The extraordinary rebuke of the new American president, whose election was celebrated across Europe as an opportunity to rejuvenate ties after the four years of belligerence and combativeness of Donald J. Trump, raised the prospect of a grave and prolonged breach among Western powers.

“With the new Joe Biden administration, America is back,” European Council President Charles Michel told reporters in New York, as world leaders convened for the high-level debate of the U.N. General Assembly. “What does it mean America is back? Is America back in America or somewhere else? We don’t know.” 

By failing to consult EU nations about the new Indo-Pacific strategy, under which Australia canceled a blockbuster contract to buy French submarines, Michel said Biden had discarded an agreement reached by leaders after many hours of talks at the G7 summit in Britain in June to remain united in confronting authoritarian regimes, particularly China. 

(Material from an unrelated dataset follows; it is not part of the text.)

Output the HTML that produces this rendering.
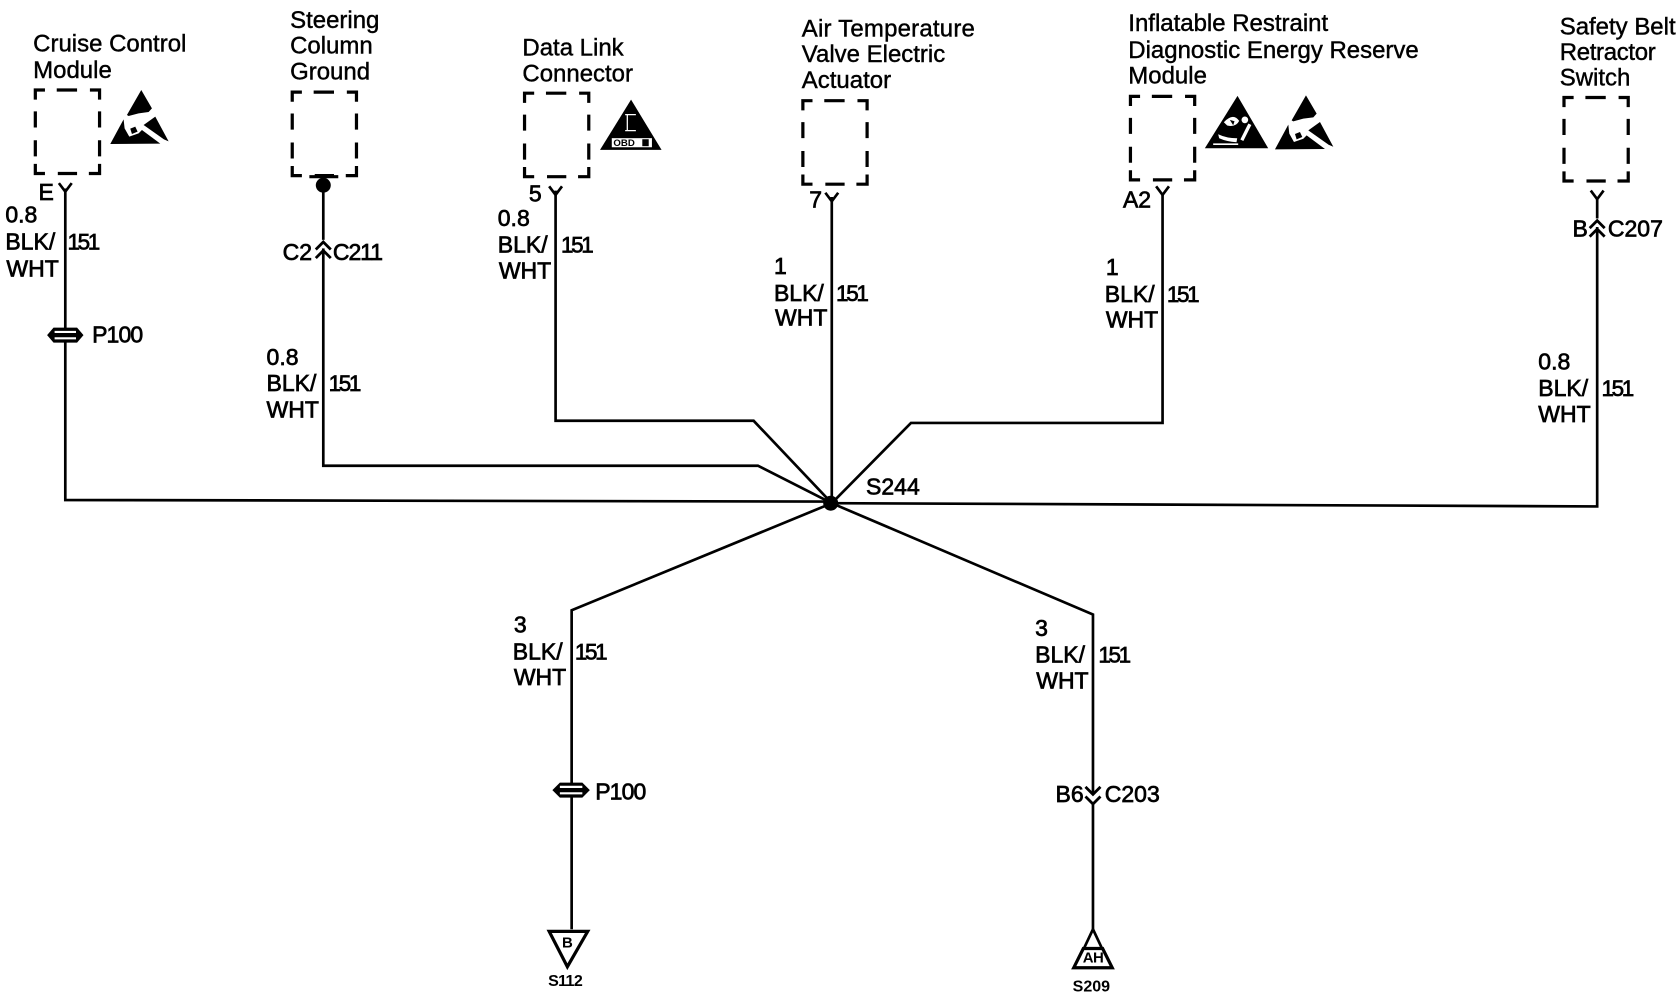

“The elementary principles for an alliance are loyalty and transparency,” Michel said, adding: “We are observing a clear lack of transparency and loyalty.” 

European Commission President Ursula von der Leyen voiced her own dismay during an interview with CNN, in which she called the treatment of France  “unacceptable” and demanded Biden provide an explanation. 

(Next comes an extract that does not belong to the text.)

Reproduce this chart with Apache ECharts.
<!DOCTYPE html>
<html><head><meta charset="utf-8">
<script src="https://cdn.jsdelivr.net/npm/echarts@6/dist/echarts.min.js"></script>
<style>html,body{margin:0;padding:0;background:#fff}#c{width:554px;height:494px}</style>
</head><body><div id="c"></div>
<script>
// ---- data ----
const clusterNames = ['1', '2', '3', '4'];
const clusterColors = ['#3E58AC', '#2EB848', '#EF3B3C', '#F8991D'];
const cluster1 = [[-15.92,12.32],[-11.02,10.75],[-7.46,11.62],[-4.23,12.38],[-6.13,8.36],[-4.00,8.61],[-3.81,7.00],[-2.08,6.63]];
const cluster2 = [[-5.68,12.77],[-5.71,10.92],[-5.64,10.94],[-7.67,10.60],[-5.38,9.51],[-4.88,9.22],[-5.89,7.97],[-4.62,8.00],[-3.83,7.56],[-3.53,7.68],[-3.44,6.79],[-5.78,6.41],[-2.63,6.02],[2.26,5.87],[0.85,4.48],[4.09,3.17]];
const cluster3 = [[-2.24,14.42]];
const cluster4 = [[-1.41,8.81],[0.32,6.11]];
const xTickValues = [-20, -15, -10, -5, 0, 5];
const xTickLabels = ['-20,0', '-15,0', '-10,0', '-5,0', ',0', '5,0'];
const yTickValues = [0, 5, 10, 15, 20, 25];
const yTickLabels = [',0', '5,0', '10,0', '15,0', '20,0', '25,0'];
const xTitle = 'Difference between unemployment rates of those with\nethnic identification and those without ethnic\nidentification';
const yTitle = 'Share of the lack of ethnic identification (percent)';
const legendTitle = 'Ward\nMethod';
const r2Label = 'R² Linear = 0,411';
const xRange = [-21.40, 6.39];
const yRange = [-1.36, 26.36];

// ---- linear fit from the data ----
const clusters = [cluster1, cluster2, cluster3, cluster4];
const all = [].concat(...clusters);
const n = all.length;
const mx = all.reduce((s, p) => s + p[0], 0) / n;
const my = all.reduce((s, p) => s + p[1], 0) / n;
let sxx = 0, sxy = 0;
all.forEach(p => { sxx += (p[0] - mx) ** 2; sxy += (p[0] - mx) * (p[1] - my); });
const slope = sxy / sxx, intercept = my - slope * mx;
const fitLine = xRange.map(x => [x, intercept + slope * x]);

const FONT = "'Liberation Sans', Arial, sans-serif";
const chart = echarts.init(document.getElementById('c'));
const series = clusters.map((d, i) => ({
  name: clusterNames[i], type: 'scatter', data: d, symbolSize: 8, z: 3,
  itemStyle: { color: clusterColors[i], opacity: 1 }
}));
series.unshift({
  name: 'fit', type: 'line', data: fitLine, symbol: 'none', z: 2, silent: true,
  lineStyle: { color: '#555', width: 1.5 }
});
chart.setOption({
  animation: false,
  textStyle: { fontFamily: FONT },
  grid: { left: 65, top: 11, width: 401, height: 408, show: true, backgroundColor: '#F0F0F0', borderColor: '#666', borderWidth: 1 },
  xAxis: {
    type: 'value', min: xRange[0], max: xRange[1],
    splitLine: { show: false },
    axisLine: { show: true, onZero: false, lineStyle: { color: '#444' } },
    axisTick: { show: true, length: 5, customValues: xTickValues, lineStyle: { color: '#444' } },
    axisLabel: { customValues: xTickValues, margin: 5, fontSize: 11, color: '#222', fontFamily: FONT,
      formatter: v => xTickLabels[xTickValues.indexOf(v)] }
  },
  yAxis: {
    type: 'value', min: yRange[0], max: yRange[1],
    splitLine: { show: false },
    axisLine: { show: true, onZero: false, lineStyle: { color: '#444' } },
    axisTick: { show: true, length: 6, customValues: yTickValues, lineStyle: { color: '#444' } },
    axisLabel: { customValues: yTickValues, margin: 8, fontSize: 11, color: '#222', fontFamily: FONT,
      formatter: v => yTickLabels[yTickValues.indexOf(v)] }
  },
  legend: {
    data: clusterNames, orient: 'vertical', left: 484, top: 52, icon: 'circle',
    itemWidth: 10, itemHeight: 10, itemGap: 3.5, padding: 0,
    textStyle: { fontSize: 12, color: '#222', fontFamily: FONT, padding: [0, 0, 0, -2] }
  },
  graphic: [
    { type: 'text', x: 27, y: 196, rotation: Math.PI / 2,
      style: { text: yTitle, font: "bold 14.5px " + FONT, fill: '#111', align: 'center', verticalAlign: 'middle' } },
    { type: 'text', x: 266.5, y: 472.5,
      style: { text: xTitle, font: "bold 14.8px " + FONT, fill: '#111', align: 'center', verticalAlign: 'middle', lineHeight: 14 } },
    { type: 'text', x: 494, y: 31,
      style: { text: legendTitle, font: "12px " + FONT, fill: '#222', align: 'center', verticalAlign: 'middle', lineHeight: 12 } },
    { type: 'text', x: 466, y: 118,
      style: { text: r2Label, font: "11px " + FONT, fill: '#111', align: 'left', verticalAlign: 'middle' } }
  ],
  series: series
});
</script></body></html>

“There are a lot of open questions that have to be answered,” von der Leyen said. “One of our member states has been treated in a way that is not acceptable, so we want to know what happened and why. And therefore you first clarify that before you keep going with business as usual.” 

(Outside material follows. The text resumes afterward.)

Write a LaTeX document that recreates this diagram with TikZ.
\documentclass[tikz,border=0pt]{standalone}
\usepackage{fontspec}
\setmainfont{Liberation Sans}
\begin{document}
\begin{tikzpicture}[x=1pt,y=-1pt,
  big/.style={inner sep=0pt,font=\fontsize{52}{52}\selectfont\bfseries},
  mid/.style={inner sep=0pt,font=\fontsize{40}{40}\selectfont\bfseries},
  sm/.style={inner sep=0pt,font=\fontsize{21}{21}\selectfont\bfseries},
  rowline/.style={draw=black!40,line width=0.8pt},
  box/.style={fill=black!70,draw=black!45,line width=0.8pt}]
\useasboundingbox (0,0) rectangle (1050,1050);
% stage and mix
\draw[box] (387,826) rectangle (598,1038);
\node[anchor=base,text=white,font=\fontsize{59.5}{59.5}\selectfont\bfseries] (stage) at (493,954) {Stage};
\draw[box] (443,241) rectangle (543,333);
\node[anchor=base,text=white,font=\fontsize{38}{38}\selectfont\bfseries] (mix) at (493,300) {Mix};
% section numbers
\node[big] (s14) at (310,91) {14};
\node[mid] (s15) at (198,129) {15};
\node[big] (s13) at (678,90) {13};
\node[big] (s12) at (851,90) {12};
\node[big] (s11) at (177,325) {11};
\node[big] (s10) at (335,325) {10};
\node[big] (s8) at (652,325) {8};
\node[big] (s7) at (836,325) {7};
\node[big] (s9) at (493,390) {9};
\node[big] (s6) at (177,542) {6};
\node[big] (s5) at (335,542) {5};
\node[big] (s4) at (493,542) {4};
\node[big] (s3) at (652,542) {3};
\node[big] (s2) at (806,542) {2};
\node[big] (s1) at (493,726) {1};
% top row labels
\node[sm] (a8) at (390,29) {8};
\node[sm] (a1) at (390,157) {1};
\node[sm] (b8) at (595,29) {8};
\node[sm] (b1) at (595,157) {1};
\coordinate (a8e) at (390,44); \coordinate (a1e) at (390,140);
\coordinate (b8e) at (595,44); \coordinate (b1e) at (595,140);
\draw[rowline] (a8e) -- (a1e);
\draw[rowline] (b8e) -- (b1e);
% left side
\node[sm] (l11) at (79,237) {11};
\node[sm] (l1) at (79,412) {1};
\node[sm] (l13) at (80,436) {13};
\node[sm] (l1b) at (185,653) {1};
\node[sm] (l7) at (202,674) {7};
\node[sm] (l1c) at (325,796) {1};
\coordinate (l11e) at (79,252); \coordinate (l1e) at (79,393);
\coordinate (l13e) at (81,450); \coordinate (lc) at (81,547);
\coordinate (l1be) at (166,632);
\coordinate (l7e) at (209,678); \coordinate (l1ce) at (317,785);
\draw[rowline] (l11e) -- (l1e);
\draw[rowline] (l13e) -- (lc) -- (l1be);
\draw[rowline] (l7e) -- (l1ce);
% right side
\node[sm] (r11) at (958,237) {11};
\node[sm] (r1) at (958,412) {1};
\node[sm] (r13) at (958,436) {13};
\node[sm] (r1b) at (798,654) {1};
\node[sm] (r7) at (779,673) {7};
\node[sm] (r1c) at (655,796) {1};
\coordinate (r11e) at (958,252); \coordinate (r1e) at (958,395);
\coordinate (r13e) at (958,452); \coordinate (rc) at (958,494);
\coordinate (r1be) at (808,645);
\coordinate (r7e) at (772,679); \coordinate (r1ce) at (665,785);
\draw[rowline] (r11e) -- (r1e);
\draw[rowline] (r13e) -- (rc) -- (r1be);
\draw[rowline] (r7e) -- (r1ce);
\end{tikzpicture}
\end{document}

Michel said that the 27 EU heads of state and government would discuss the rift with the U.S. over dinner on October 5 in Slovenia, ahead of a summit focused on the Western Balkans.

And von der Leyen’s comment signaled potential disruption of the planned first meeting of a new EU-U.S. Trade and Technology Council in Pittsburgh next week — an event that was supposed to showcase the renewed policy partnerships between Brussels and Washington.

But despite the irate rhetoric, it was unclear what, if anything, EU leaders could say or do about the matter, which some EU diplomats and officials suggested was more of a commercial dispute between Paris and Canberra, and a matter of wounded French pride, than a genuine cause for rupturing relations with the U.S. and sowing divisions that could weaken NATO.

By coming in so squarely behind French President Emmanuel Macron — who still has said nothing publicly and is not attending the U.N. meetings — Michel and von der Leyen seemed to elevate the risk of a prolonged dispute that could be exploited by China, Russia and other rivals, and to increase the difficulty in finding a face-saving exit for the Western allies.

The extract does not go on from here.